Утро. Солнце. Прохладно. Ясно. Красивые дома. Просторные улицы под зеленой травой. Расходятся крестообразно, каждый конец, кроме одного, ведет в лес, в тайгу.

Мордастые добродушные лайки обнюхивают ноги пассажиров «Латвии». Просительно тыкаются в руки, пустые, к сожалению. Ждут подачки.

От сельсовета небольшой группой: Микушевич, его жена Танечка и его гениальный ученик поэт Алеша, движемся в сторону южного леса. Пихты, ели, множество тонкоствольных высоких кедров, можжевельник с красными ягодами, огромная муравьиная куча без единого мураша.
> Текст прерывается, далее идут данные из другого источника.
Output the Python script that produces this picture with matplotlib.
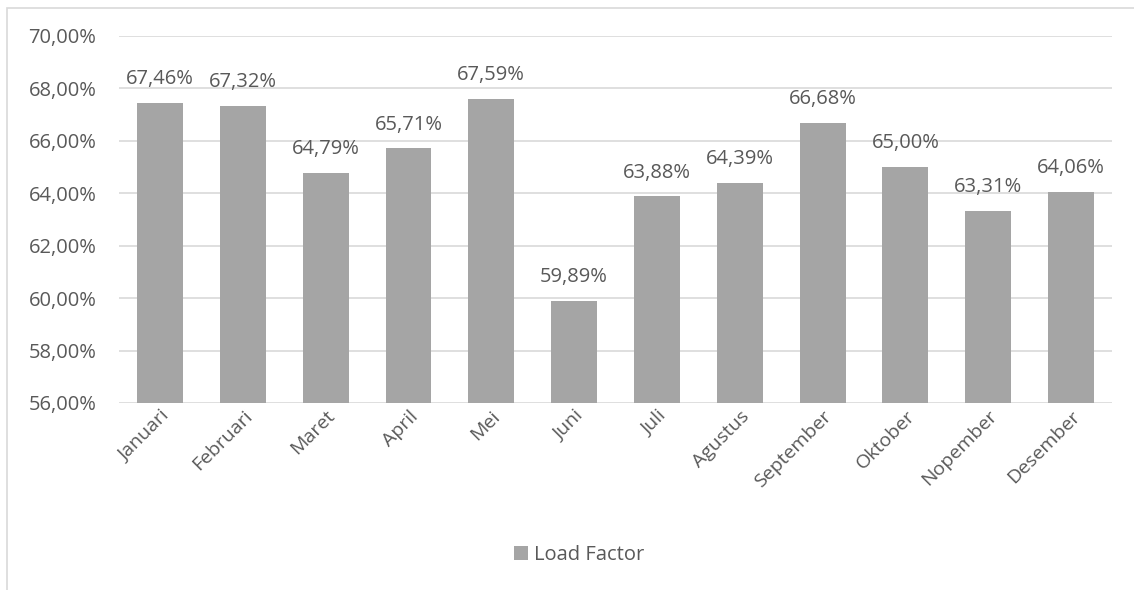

Спрятались на зиму или вымерли?

Сорока пролетела. Владимир Борисович рассказывает о своем отце-священнике, о детстве, в котором были и Библия, и Евангелие, и иностранные языки. Завидую ему. Я начала учиться сразу с четвертого класса. Никаких языков, ни латышского, ни даже русского. Тишина в лесу. Покой, какого в городе никогда не бывает. Все-таки хорошо здесь!

Через час, тем же маршрутом, по тем же улицам выходим назад в Бахте, к Енисею. Корабль, как и река, ждут нас, без нетерпения, но стабильно. Через день будем в Красноярске.